┌──

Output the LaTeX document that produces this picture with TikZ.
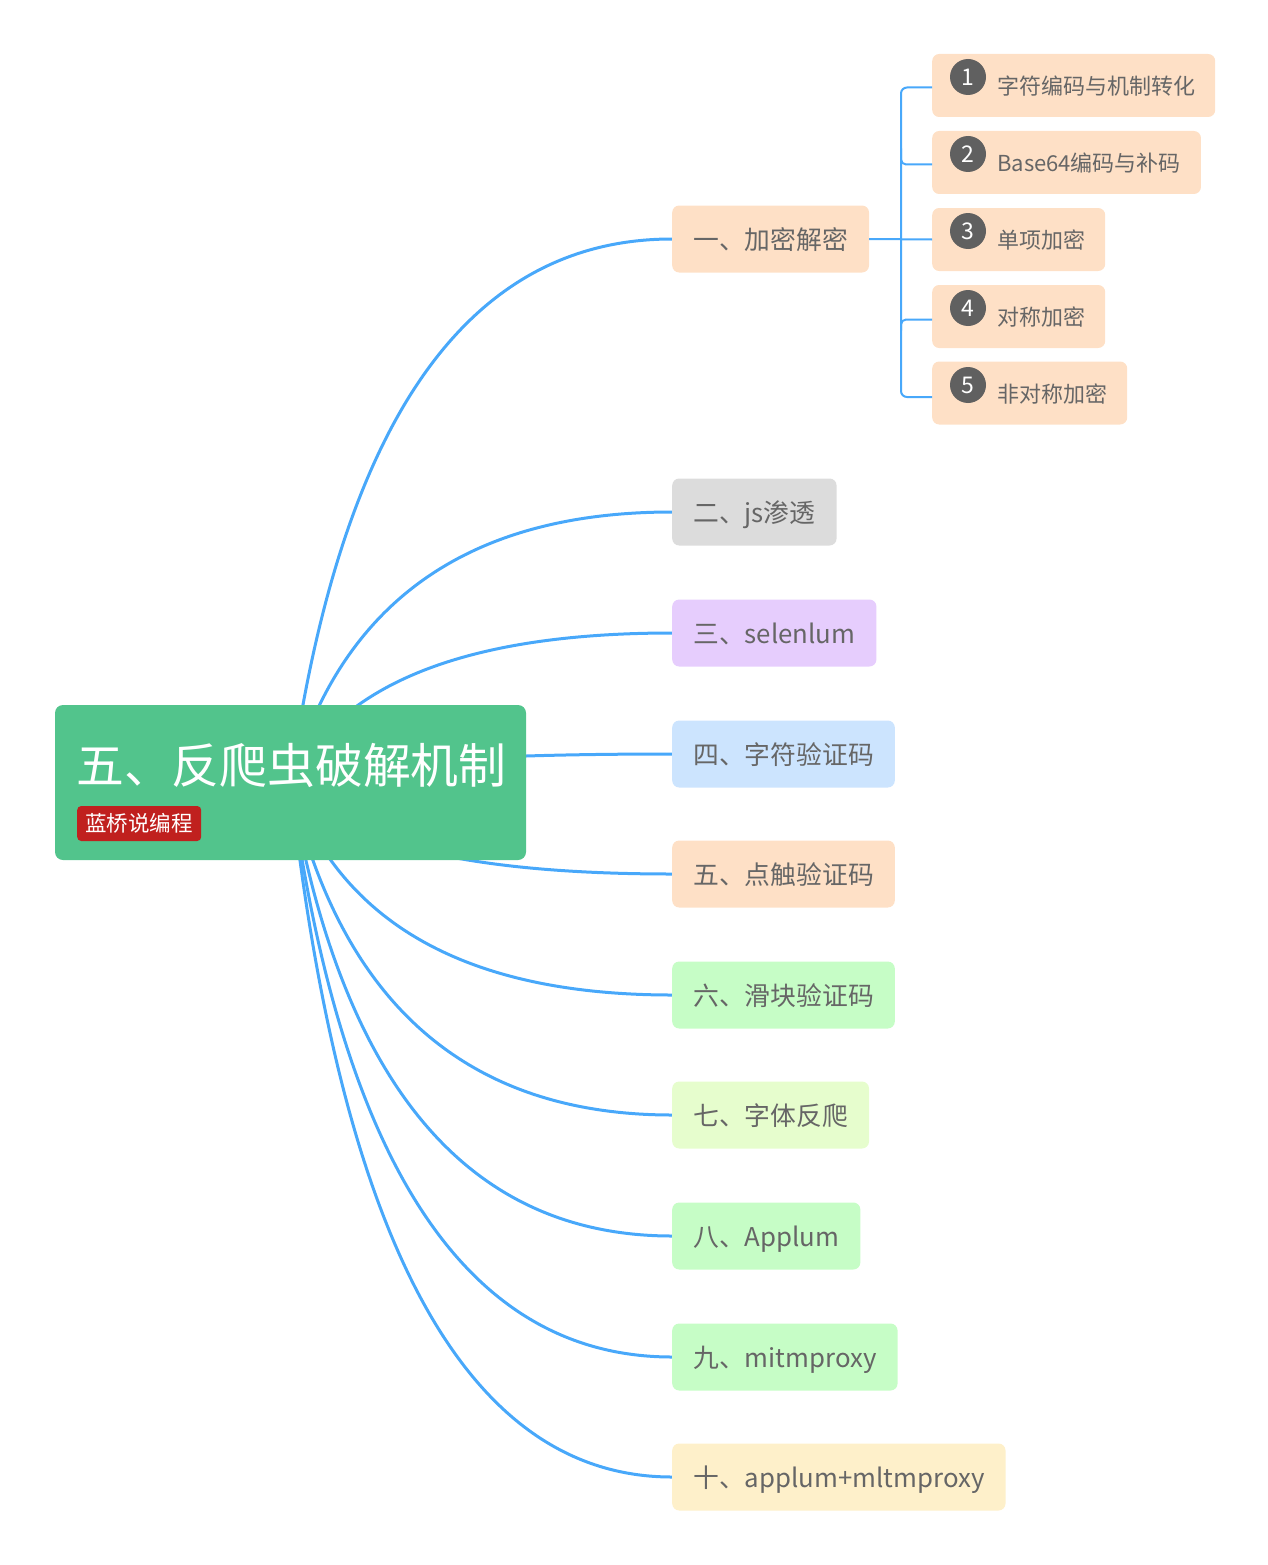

└──
┌──

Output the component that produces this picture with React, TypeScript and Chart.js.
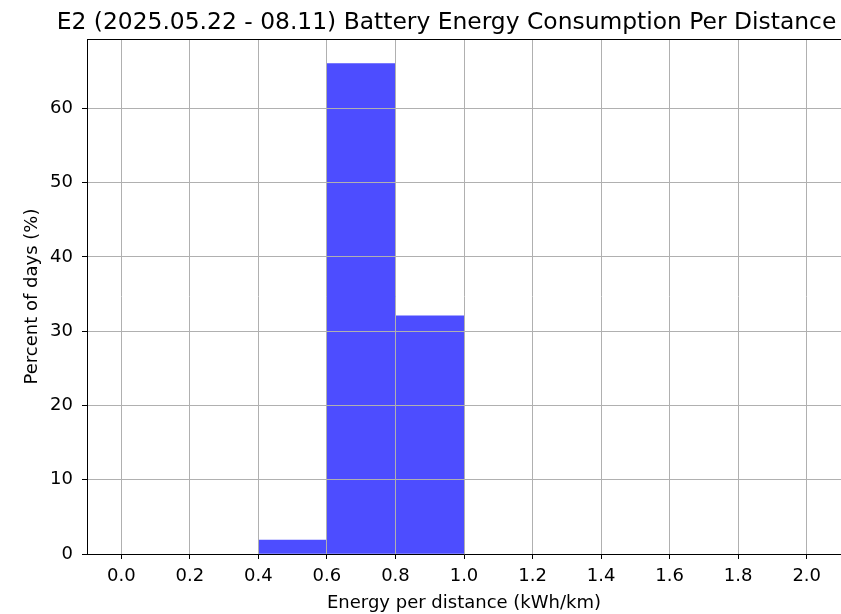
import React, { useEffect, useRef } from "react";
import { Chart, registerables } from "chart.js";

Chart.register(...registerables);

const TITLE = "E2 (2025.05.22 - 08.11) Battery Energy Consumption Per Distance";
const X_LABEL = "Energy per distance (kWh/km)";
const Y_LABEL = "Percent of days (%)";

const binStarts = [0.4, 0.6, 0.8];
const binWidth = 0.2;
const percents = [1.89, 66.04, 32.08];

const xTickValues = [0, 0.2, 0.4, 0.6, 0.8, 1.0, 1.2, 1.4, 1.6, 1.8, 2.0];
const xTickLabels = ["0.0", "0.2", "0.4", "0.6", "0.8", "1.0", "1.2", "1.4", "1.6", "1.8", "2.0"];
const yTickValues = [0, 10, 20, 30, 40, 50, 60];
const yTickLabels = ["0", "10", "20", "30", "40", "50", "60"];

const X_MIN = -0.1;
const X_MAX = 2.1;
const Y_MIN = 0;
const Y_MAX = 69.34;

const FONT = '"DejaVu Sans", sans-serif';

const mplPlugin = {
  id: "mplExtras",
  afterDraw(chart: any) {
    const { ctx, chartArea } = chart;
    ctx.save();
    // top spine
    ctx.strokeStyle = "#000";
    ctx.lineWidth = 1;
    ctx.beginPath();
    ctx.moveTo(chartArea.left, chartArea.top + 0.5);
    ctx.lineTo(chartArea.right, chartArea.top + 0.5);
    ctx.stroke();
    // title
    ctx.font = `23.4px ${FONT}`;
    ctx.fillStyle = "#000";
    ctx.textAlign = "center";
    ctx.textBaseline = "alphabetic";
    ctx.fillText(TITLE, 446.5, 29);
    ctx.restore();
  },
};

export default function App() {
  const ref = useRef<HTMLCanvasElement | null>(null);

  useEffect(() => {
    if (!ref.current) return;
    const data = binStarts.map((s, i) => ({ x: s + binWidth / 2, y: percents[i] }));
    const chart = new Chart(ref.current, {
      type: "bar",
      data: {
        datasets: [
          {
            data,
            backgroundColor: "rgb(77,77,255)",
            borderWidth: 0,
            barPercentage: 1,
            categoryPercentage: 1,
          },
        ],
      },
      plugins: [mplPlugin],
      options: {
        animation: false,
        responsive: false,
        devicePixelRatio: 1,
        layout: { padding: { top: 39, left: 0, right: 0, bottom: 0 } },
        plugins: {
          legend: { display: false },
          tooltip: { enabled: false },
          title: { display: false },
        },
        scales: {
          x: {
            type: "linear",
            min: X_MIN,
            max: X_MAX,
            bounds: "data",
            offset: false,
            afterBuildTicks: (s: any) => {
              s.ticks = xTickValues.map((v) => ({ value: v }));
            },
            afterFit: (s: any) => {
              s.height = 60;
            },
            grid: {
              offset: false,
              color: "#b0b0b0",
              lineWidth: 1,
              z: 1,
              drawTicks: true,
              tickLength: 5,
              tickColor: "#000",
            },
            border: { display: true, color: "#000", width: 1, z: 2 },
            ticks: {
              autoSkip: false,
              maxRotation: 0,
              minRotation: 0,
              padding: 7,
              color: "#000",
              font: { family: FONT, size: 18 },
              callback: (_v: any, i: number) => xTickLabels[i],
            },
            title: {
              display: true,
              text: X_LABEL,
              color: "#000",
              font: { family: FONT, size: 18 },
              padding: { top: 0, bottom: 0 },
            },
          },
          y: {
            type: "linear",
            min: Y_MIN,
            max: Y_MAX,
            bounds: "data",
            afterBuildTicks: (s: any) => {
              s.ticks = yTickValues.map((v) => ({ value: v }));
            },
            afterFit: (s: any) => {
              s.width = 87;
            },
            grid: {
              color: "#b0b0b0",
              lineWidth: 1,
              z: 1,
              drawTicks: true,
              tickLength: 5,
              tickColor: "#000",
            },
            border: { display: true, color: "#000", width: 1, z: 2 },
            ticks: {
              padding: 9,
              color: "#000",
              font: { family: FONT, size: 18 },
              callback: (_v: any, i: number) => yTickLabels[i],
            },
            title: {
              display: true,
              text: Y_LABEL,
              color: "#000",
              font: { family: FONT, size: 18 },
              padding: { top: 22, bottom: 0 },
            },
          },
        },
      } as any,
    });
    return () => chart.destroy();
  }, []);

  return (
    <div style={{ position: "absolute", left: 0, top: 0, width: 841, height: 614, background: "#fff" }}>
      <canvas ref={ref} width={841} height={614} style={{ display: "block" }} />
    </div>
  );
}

└──

WHAT IS REQUIRED: Leaving out all pictures, set down exactly the lines of the material above, from the line with "Output the component" to the line with "const ref = useRef<HTMLCanvasElement" inclusive, and no others.

OUTPUT OF THE TASK:
Output the component that produces this picture with React, TypeScript and Chart.js.
import React, { useEffect, useRef } from "react";
import { Chart, registerables } from "chart.js";

Chart.register(...registerables);

const TITLE = "E2 (2025.05.22 - 08.11) Battery Energy Consumption Per Distance";
const X_LABEL = "Energy per distance (kWh/km)";
const Y_LABEL = "Percent of days (%)";

const binStarts = [0.4, 0.6, 0.8];
const binWidth = 0.2;
const percents = [1.89, 66.04, 32.08];

const xTickValues = [0, 0.2, 0.4, 0.6, 0.8, 1.0, 1.2, 1.4, 1.6, 1.8, 2.0];
const xTickLabels = ["0.0", "0.2", "0.4", "0.6", "0.8", "1.0", "1.2", "1.4", "1.6", "1.8", "2.0"];
const yTickValues = [0, 10, 20, 30, 40, 50, 60];
const yTickLabels = ["0", "10", "20", "30", "40", "50", "60"];

const X_MIN = -0.1;
const X_MAX = 2.1;
const Y_MIN = 0;
const Y_MAX = 69.34;

const FONT = '"DejaVu Sans", sans-serif';

const mplPlugin = {
  id: "mplExtras",
  afterDraw(chart: any) {
    const { ctx, chartArea } = chart;
    ctx.save();
    // top spine
    ctx.strokeStyle = "#000";
    ctx.lineWidth = 1;
    ctx.beginPath();
    ctx.moveTo(chartArea.left, chartArea.top + 0.5);
    ctx.lineTo(chartArea.right, chartArea.top + 0.5);
    ctx.stroke();
    // title
    ctx.font = `23.4px ${FONT}`;
    ctx.fillStyle = "#000";
    ctx.textAlign = "center";
    ctx.textBaseline = "alphabetic";
    ctx.fillText(TITLE, 446.5, 29);
    ctx.restore();
  },
};

export default function App() {
  const ref = useRef<HTMLCanvasElement | null>(null);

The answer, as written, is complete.